[What is expected]:
Check each line of the entries below for the string "chart"; copy every line where it appears.

[Code that draws figures]:
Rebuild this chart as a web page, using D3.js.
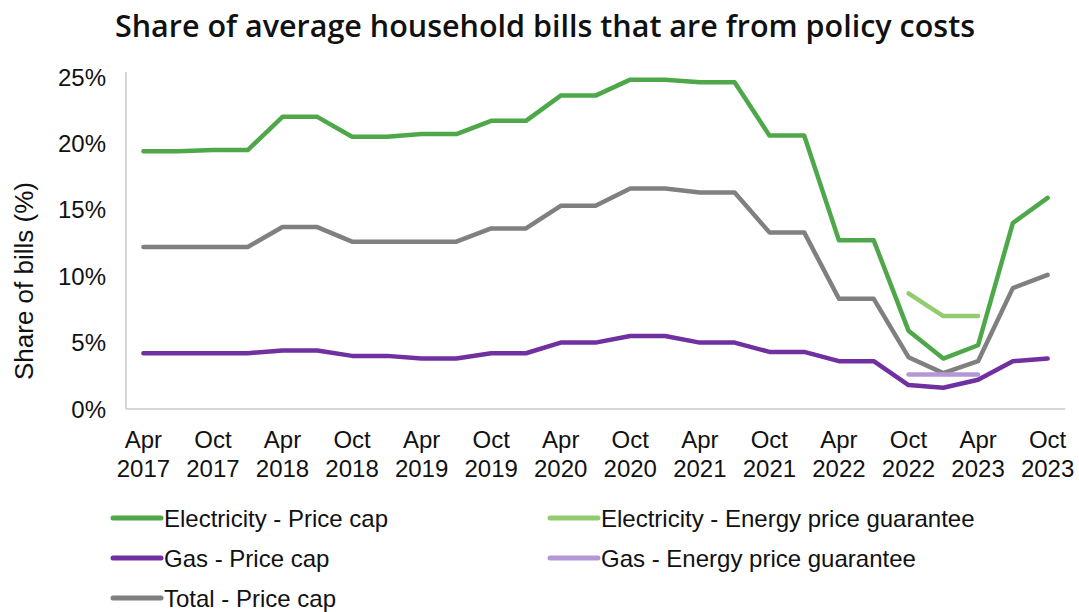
<!DOCTYPE html>
<html>
<head>
<meta charset="utf-8">
<script src="https://cdn.jsdelivr.net/npm/d3@7"></script>
<style>
    body { margin: 0; background: #fff; }
    svg { display: block; }
</style>
</head>
<body>
<svg id="chart" width="1079" height="612"></svg>
<script>
// quarterly points, Apr 2017 .. Oct 2023
const quarters = [
    "Apr 2017", "Jul 2017", "Oct 2017", "Jan 2018",
    "Apr 2018", "Jul 2018", "Oct 2018", "Jan 2019",
    "Apr 2019", "Jul 2019", "Oct 2019", "Jan 2020",
    "Apr 2020", "Jul 2020", "Oct 2020", "Jan 2021",
    "Apr 2021", "Jul 2021", "Oct 2021", "Jan 2022",
    "Apr 2022", "Jul 2022", "Oct 2022", "Jan 2023",
    "Apr 2023", "Jul 2023", "Oct 2023"
];
const elecCap = [19.4, 19.4, 19.5, 19.5, 22.0, 22.0, 20.5, 20.5, 20.7, 20.7, 21.7, 21.7,
    23.6, 23.6, 24.8, 24.8, 24.6, 24.6, 20.6, 20.6, 12.7, 12.7, 5.9, 3.8, 4.8, 14.0, 15.9];
const totalCap = [12.2, 12.2, 12.2, 12.2, 13.7, 13.7, 12.6, 12.6, 12.6, 12.6, 13.6, 13.6,
    15.3, 15.3, 16.6, 16.6, 16.3, 16.3, 13.3, 13.3, 8.3, 8.3, 3.9, 2.7, 3.6, 9.1, 10.1];
const gasCap = [4.2, 4.2, 4.2, 4.2, 4.4, 4.4, 4.0, 4.0, 3.8, 3.8, 4.2, 4.2,
    5.0, 5.0, 5.5, 5.5, 5.0, 5.0, 4.3, 4.3, 3.6, 3.6, 1.8, 1.6, 2.2, 3.6, 3.8];
// energy price guarantee: Oct 2022 .. Apr 2023
const epgQuarters = ["Oct 2022", "Jan 2023", "Apr 2023"];
const elecEpg = [8.7, 7.0, 7.0];
const gasEpg = [2.6, 2.6, 2.6];
const yTicks = [0, 5, 10, 15, 20, 25];

const series = [
    { name: "Electricity - Price cap", color: "#4ea84a", x: quarters, y: elecCap },
    { name: "Electricity - Energy price guarantee", color: "#93cc6f", x: epgQuarters, y: elecEpg },
    { name: "Gas - Price cap", color: "#7030a0", x: quarters, y: gasCap },
    { name: "Gas - Energy price guarantee", color: "#b497d6", x: epgQuarters, y: gasEpg },
    { name: "Total - Price cap", color: "#808080", x: quarters, y: totalCap }
];
// draw order (back to front)
const drawOrder = [4, 0, 2, 1, 3];

const svg = d3.select("#chart");
const plotLeft = 126, plotRight = 1065, plotTop = 77, plotBottom = 409;
const font = "'Liberation Sans', Arial, sans-serif";

const x = d3.scalePoint().domain(quarters).range([plotLeft, plotRight]).padding(0.5);
const y = d3.scaleLinear().domain([0, 25]).range([plotBottom, plotTop]);

// title
svg.append("text")
    .attr("x", 545)
    .attr("y", 37)
    .attr("text-anchor", "middle")
    .style("font-family", "'Open Sans', 'Noto Sans', sans-serif")
    .style("font-weight", 600)
    .style("font-size", "30.5px")
    .attr("fill", "#111")
    .text("Share of average household bills that are from policy costs");

// axes lines
svg.append("line")
    .attr("x1", plotLeft).attr("x2", plotLeft)
    .attr("y1", plotTop - 5).attr("y2", plotBottom)
    .attr("stroke", "#c8c8c8").attr("stroke-width", 1.5);
svg.append("line")
    .attr("x1", plotLeft).attr("x2", plotRight)
    .attr("y1", plotBottom).attr("y2", plotBottom)
    .attr("stroke", "#c8c8c8").attr("stroke-width", 1.5);

// y tick labels
svg.selectAll("text.ytick")
    .data(yTicks)
    .enter()
    .append("text")
    .attr("class", "ytick")
    .attr("x", 106)
    .attr("y", d => y(d))
    .attr("dy", "0.36em")
    .attr("text-anchor", "end")
    .style("font-family", font)
    .style("font-size", "24px")
    .attr("fill", "#111")
    .text(d => d + "%");

// y axis title
svg.append("text")
    .attr("transform", "translate(33, 281) rotate(-90)")
    .attr("text-anchor", "middle")
    .style("font-family", font)
    .style("font-size", "26px")
    .attr("fill", "#111")
    .text("Share of bills (%)");

// x tick labels: every second quarter
const xLabels = quarters.filter((d, i) => i % 2 === 0);
const xl = svg.selectAll("text.xtick")
    .data(xLabels)
    .enter()
    .append("text")
    .attr("class", "xtick")
    .attr("text-anchor", "middle")
    .style("font-family", font)
    .style("font-size", "24px")
    .attr("fill", "#111");
xl.append("tspan")
    .attr("x", d => x(d))
    .attr("y", 448)
    .text(d => d.split(" ")[0]);
xl.append("tspan")
    .attr("x", d => x(d))
    .attr("y", 477)
    .text(d => d.split(" ")[1]);

// lines
const line = d3.line()
    .x(d => x(d[0]))
    .y(d => y(d[1]));

drawOrder.forEach(i => {
    const s = series[i];
    svg.append("path")
        .datum(s.x.map((q, j) => [q, s.y[j]]))
        .attr("d", line)
        .attr("fill", "none")
        .attr("stroke", s.color)
        .attr("stroke-width", 4.5)
        .attr("stroke-linejoin", "round")
        .attr("stroke-linecap", "round");
});

// legend
const legendPos = [[113, 518], [550, 518], [113, 558], [550, 558], [113, 598]];
series.forEach((s, i) => {
    const [lx, ly] = legendPos[i];
    svg.append("line")
        .attr("x1", lx).attr("x2", lx + 48)
        .attr("y1", ly).attr("y2", ly)
        .attr("stroke", s.color)
        .attr("stroke-width", 5)
        .attr("stroke-linecap", "round");
    svg.append("text")
        .attr("x", lx + 51)
        .attr("y", ly)
        .attr("dy", "0.36em")
        .style("font-family", font)
        .style("font-size", "24px")
        .attr("fill", "#111")
        .text(s.name);
});
</script>
</body>
</html>
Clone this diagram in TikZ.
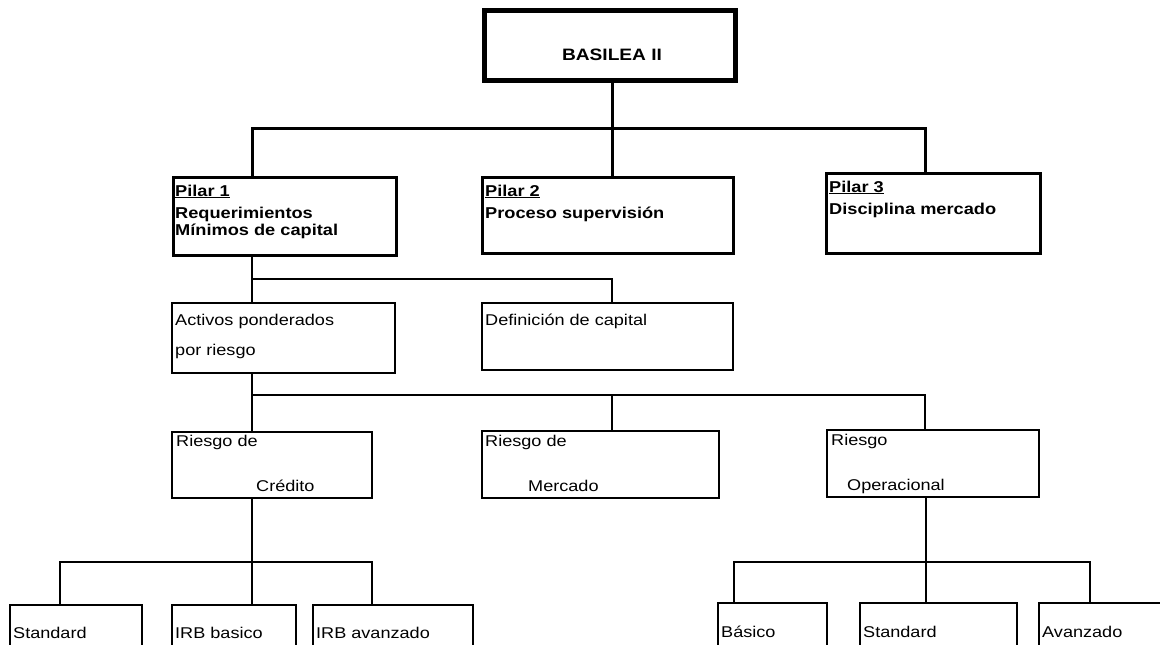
\documentclass[tikz,border=0pt]{standalone}
\usepackage{fontspec}
\setmainfont{Liberation Sans}[FakeStretch=1.16]
\begin{document}
\begin{tikzpicture}[x=1pt,y=-1pt,
  box/.style={draw, line width=2pt, inner sep=0pt, rectangle},
  pbox/.style={box, line width=3pt},
  txt/.style={anchor=base west, inner sep=0pt, font=\fontsize{15.6}{18}\selectfont},
  btxt/.style={anchor=base west, inner sep=0pt, font=\fontsize{15.7}{18}\selectfont\bfseries},
  con/.style={line width=2pt},
  tcon/.style={line width=3pt}]
\useasboundingbox (0,0) rectangle (1160,645);
\clip (0,0) rectangle (1160,645);
% boxes
\node[box, line width=5pt, minimum width=251pt, minimum height=70pt] (basilea) at (609.5,45) {};
\node[pbox, minimum width=223pt, minimum height=78pt] (p1) at (284.5,216) {};
\node[pbox, minimum width=251pt, minimum height=76pt] (p2) at (607.5,215) {};
\node[pbox, minimum width=214pt, minimum height=80pt] (p3) at (933,213) {};
\node[box, minimum width=223pt, minimum height=70pt] (act) at (283.5,338) {};
\node[box, minimum width=251pt, minimum height=67pt] (def) at (607.5,336.5) {};
\node[box, minimum width=200pt, minimum height=66pt] (cre) at (272,465) {};
\node[box, minimum width=237pt, minimum height=67pt] (mer) at (600.5,464.5) {};
\node[box, minimum width=212pt, minimum height=67pt] (ope) at (933,463.5) {};
\node[box, minimum width=132pt, minimum height=60pt] (std1) at (76,635) {};
\node[box, minimum width=124pt, minimum height=60pt] (irbb) at (234,635) {};
\node[box, minimum width=160pt, minimum height=60pt] (irba) at (393,635) {};
\node[box, minimum width=109pt, minimum height=62pt] (bas) at (772.5,634) {};
\node[box, minimum width=157pt, minimum height=62pt] (std2) at (938.5,634) {};
\node[box, minimum width=136pt, minimum height=62pt] (ava) at (1107,634) {};
% junction coordinates
\coordinate (xa) at (252,0);
\coordinate (xb) at (612,0);
\coordinate (xc) at (925,0);
\coordinate (xd) at (926,0);
\coordinate (xe) at (60,0);
\coordinate (xf) at (372,0);
\coordinate (xg) at (734,0);
\coordinate (xh) at (1090,0);
\coordinate (b1) at (0,128);
\coordinate (b2) at (0,279);
\coordinate (b3) at (0,395);
\coordinate (b4) at (0,562);
% connectors
\draw[tcon] (basilea.south -| xb) -- (p2.north -| xb);
\draw[tcon] (p1.north -| xa) -- (xa |- b1) -- (xc |- b1) -- (p3.north -| xc);
\draw[con] (p1.south -| xa) -- (act.north -| xa);
\draw[con] (xa |- b2) -- (xb |- b2) -- (def.north -| xb);
\draw[con] (act.south -| xa) -- (cre.north -| xa);
\draw[con] (xa |- b3) -- (xc |- b3) -- (ope.north -| xc);
\draw[con] (xb |- b3) -- (mer.north -| xb);
\draw[con] (cre.south -| xa) -- (irbb.north -| xa);
\draw[con] (std1.north -| xe) -- (xe |- b4) -- (xf |- b4) -- (irba.north -| xf);
\draw[con] (ope.south -| xd) -- (std2.north -| xd);
\draw[con] (bas.north -| xg) -- (xg |- b4) -- (xh |- b4) -- (ava.north -| xh);
% texts
\node[anchor=base, inner sep=0pt, font=\fontsize{16.5}{18}\selectfont\bfseries] (tbas) at (612,60) {BASILEA II};
\node[btxt] (tp1a) at (175,196) {\underline{Pilar 1}};
\node[btxt] (tp1b) at (175,218) {Requerimientos};
\node[btxt] (tp1c) at (175,235) {Mínimos de capital};
\node[btxt] (tp2a) at (485,196) {\underline{Pilar 2}};
\node[btxt] (tp2b) at (485,218) {Proceso supervisión};
\node[btxt] (tp3a) at (829,192) {\underline{Pilar 3}};
\node[btxt] (tp3b) at (829,214) {Disciplina mercado};
\node[txt] (tact1) at (175,325) {Activos ponderados};
\node[txt] (tact2) at (175,355) {por riesgo};
\node[txt] (tdef) at (485,325) {Definición de capital};
\node[txt] (tcre1) at (176,446) {Riesgo de};
\node[txt] (tcre2) at (256,491) {Crédito};
\node[txt] (tmer1) at (485,446) {Riesgo de};
\node[txt] (tmer2) at (528,491) {Mercado};
\node[txt] (tope1) at (831,445) {Riesgo};
\node[txt] (tope2) at (847,490) {Operacional};
\node[txt] (tstd1) at (13,638) {Standard};
\node[txt] (tirbb) at (175,638) {IRB basico};
\node[txt] (tirba) at (316,638) {IRB avanzado};
\node[txt] (tbas2) at (721,637) {Básico};
\node[txt] (tstd2) at (863,637) {Standard};
\node[txt] (tava) at (1042,637) {Avanzado};
\end{tikzpicture}
\end{document}
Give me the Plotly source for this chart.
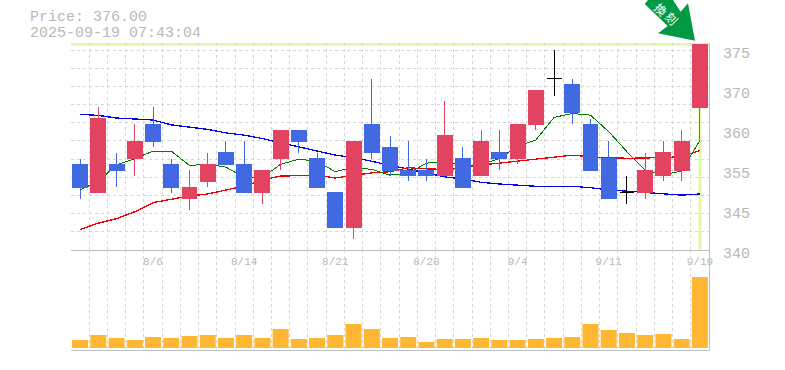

[Answer for the task]:
Rebuild this chart as a web page, using D3.js.
<svg id="chart" width="1079" height="612"></svg>
const svg = d3.select("#chart");
Give me the Plotly source for this chart.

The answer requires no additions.